Write the entries below out again exactly; any picture in them stays out.

■ ■ ■ ■ ■ ■ ■

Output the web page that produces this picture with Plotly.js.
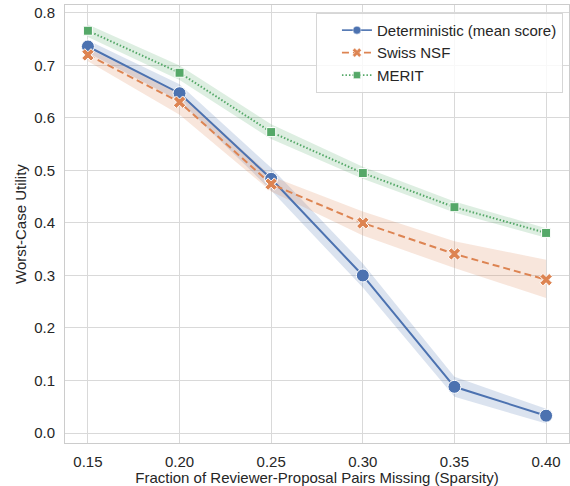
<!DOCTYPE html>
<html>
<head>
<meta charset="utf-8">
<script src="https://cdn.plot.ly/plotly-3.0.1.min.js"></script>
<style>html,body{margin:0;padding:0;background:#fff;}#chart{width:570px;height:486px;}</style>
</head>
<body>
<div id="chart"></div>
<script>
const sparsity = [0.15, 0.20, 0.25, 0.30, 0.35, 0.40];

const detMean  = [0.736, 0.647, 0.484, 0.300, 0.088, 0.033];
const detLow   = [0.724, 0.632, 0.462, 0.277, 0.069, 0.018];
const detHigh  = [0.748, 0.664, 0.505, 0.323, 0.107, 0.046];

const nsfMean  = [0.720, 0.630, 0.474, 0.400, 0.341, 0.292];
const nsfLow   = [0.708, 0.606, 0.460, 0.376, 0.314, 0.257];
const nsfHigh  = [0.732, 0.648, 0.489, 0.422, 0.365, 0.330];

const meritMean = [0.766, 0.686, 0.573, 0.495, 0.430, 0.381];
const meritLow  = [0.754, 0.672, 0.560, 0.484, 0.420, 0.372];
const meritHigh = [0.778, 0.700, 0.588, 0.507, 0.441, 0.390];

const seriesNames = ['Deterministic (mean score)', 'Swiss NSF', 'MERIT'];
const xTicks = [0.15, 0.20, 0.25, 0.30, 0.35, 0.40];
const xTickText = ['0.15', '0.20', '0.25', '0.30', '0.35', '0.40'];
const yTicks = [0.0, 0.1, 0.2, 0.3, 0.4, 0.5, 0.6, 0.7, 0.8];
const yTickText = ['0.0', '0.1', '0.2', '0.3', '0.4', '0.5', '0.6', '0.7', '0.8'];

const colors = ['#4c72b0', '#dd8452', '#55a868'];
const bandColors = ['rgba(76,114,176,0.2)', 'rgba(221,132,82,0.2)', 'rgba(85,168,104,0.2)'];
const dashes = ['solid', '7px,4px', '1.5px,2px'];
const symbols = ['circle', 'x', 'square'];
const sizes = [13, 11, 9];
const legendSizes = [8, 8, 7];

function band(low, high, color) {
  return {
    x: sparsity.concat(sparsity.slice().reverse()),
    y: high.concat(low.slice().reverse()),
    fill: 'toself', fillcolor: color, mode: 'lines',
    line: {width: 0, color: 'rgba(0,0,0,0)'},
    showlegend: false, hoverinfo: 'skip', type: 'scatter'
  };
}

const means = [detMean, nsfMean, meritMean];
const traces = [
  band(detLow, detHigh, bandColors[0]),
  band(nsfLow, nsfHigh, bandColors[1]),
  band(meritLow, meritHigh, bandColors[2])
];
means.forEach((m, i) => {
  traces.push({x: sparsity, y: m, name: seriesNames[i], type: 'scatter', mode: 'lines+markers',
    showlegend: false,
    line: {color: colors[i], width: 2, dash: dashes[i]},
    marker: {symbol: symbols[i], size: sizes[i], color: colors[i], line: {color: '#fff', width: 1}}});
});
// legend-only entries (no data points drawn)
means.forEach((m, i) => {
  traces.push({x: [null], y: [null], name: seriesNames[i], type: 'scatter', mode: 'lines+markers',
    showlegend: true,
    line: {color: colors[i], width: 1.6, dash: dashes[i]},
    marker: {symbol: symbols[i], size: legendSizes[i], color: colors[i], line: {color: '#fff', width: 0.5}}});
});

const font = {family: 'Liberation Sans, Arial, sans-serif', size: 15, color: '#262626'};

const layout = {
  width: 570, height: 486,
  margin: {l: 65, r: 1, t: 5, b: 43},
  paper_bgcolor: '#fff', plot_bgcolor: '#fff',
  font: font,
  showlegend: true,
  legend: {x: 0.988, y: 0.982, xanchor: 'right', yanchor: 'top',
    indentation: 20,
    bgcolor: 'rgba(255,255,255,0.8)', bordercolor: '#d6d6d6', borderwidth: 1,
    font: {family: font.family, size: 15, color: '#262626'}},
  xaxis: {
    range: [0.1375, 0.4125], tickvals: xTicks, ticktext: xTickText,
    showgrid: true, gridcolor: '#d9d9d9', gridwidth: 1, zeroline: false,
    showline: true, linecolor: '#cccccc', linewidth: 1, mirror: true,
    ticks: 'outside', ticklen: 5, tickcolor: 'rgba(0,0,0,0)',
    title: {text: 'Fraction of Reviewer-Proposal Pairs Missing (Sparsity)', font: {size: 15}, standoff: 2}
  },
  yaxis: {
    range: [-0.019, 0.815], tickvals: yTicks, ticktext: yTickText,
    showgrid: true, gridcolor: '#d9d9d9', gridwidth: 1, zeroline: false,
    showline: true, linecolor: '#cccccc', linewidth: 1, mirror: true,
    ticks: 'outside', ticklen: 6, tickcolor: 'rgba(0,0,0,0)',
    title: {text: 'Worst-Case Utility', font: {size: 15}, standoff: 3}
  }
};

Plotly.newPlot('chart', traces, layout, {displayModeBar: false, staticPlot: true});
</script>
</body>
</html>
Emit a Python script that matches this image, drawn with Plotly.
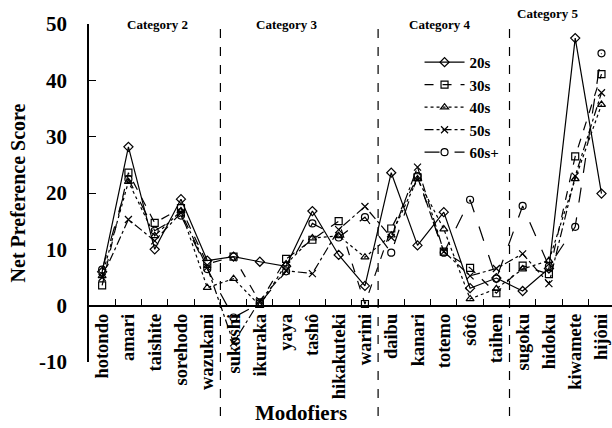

■ ■ ■ ■ ■ ■ ■

ANSWER TO THE TASK
Output the web page that produces this picture with Plotly.js.
<!DOCTYPE html>
<html>
<head>
<meta charset="utf-8">
<script src="https://cdn.plot.ly/plotly-3.0.1.min.js"></script>
<style>html,body{margin:0;padding:0;background:#fff;}#chart{width:570px;height:486px;}</style>
</head>
<body>
<div id="chart"></div>
<script>
const sparsity = [0.15, 0.20, 0.25, 0.30, 0.35, 0.40];

const detMean  = [0.736, 0.647, 0.484, 0.300, 0.088, 0.033];
const detLow   = [0.724, 0.632, 0.462, 0.277, 0.069, 0.018];
const detHigh  = [0.748, 0.664, 0.505, 0.323, 0.107, 0.046];

const nsfMean  = [0.720, 0.630, 0.474, 0.400, 0.341, 0.292];
const nsfLow   = [0.708, 0.606, 0.460, 0.376, 0.314, 0.257];
const nsfHigh  = [0.732, 0.648, 0.489, 0.422, 0.365, 0.330];

const meritMean = [0.766, 0.686, 0.573, 0.495, 0.430, 0.381];
const meritLow  = [0.754, 0.672, 0.560, 0.484, 0.420, 0.372];
const meritHigh = [0.778, 0.700, 0.588, 0.507, 0.441, 0.390];

const seriesNames = ['Deterministic (mean score)', 'Swiss NSF', 'MERIT'];
const xTicks = [0.15, 0.20, 0.25, 0.30, 0.35, 0.40];
const xTickText = ['0.15', '0.20', '0.25', '0.30', '0.35', '0.40'];
const yTicks = [0.0, 0.1, 0.2, 0.3, 0.4, 0.5, 0.6, 0.7, 0.8];
const yTickText = ['0.0', '0.1', '0.2', '0.3', '0.4', '0.5', '0.6', '0.7', '0.8'];

const colors = ['#4c72b0', '#dd8452', '#55a868'];
const bandColors = ['rgba(76,114,176,0.2)', 'rgba(221,132,82,0.2)', 'rgba(85,168,104,0.2)'];
const dashes = ['solid', '7px,4px', '1.5px,2px'];
const symbols = ['circle', 'x', 'square'];
const sizes = [13, 11, 9];
const legendSizes = [8, 8, 7];

function band(low, high, color) {
  return {
    x: sparsity.concat(sparsity.slice().reverse()),
    y: high.concat(low.slice().reverse()),
    fill: 'toself', fillcolor: color, mode: 'lines',
    line: {width: 0, color: 'rgba(0,0,0,0)'},
    showlegend: false, hoverinfo: 'skip', type: 'scatter'
  };
}

const means = [detMean, nsfMean, meritMean];
const traces = [
  band(detLow, detHigh, bandColors[0]),
  band(nsfLow, nsfHigh, bandColors[1]),
  band(meritLow, meritHigh, bandColors[2])
];
means.forEach((m, i) => {
  traces.push({x: sparsity, y: m, name: seriesNames[i], type: 'scatter', mode: 'lines+markers',
    showlegend: false,
    line: {color: colors[i], width: 2, dash: dashes[i]},
    marker: {symbol: symbols[i], size: sizes[i], color: colors[i], line: {color: '#fff', width: 1}}});
});
// legend-only entries (no data points drawn)
means.forEach((m, i) => {
  traces.push({x: [null], y: [null], name: seriesNames[i], type: 'scatter', mode: 'lines+markers',
    showlegend: true,
    line: {color: colors[i], width: 1.6, dash: dashes[i]},
    marker: {symbol: symbols[i], size: legendSizes[i], color: colors[i], line: {color: '#fff', width: 0.5}}});
});

const font = {family: 'Liberation Sans, Arial, sans-serif', size: 15, color: '#262626'};

const layout = {
  width: 570, height: 486,
  margin: {l: 65, r: 1, t: 5, b: 43},
  paper_bgcolor: '#fff', plot_bgcolor: '#fff',
  font: font,
  showlegend: true,
  legend: {x: 0.988, y: 0.982, xanchor: 'right', yanchor: 'top',
    indentation: 20,
    bgcolor: 'rgba(255,255,255,0.8)', bordercolor: '#d6d6d6', borderwidth: 1,
    font: {family: font.family, size: 15, color: '#262626'}},
  xaxis: {
    range: [0.1375, 0.4125], tickvals: xTicks, ticktext: xTickText,
    showgrid: true, gridcolor: '#d9d9d9', gridwidth: 1, zeroline: false,
    showline: true, linecolor: '#cccccc', linewidth: 1, mirror: true,
    ticks: 'outside', ticklen: 5, tickcolor: 'rgba(0,0,0,0)',
    title: {text: 'Fraction of Reviewer-Proposal Pairs Missing (Sparsity)', font: {size: 15}, standoff: 2}
  },
  yaxis: {
    range: [-0.019, 0.815], tickvals: yTicks, ticktext: yTickText,
    showgrid: true, gridcolor: '#d9d9d9', gridwidth: 1, zeroline: false,
    showline: true, linecolor: '#cccccc', linewidth: 1, mirror: true,
    ticks: 'outside', ticklen: 6, tickcolor: 'rgba(0,0,0,0)',
    title: {text: 'Worst-Case Utility', font: {size: 15}, standoff: 3}
  }
};

Plotly.newPlot('chart', traces, layout, {displayModeBar: false, staticPlot: true});
</script>
</body>
</html>
Emit a Python script that matches this image, drawn with Plotly.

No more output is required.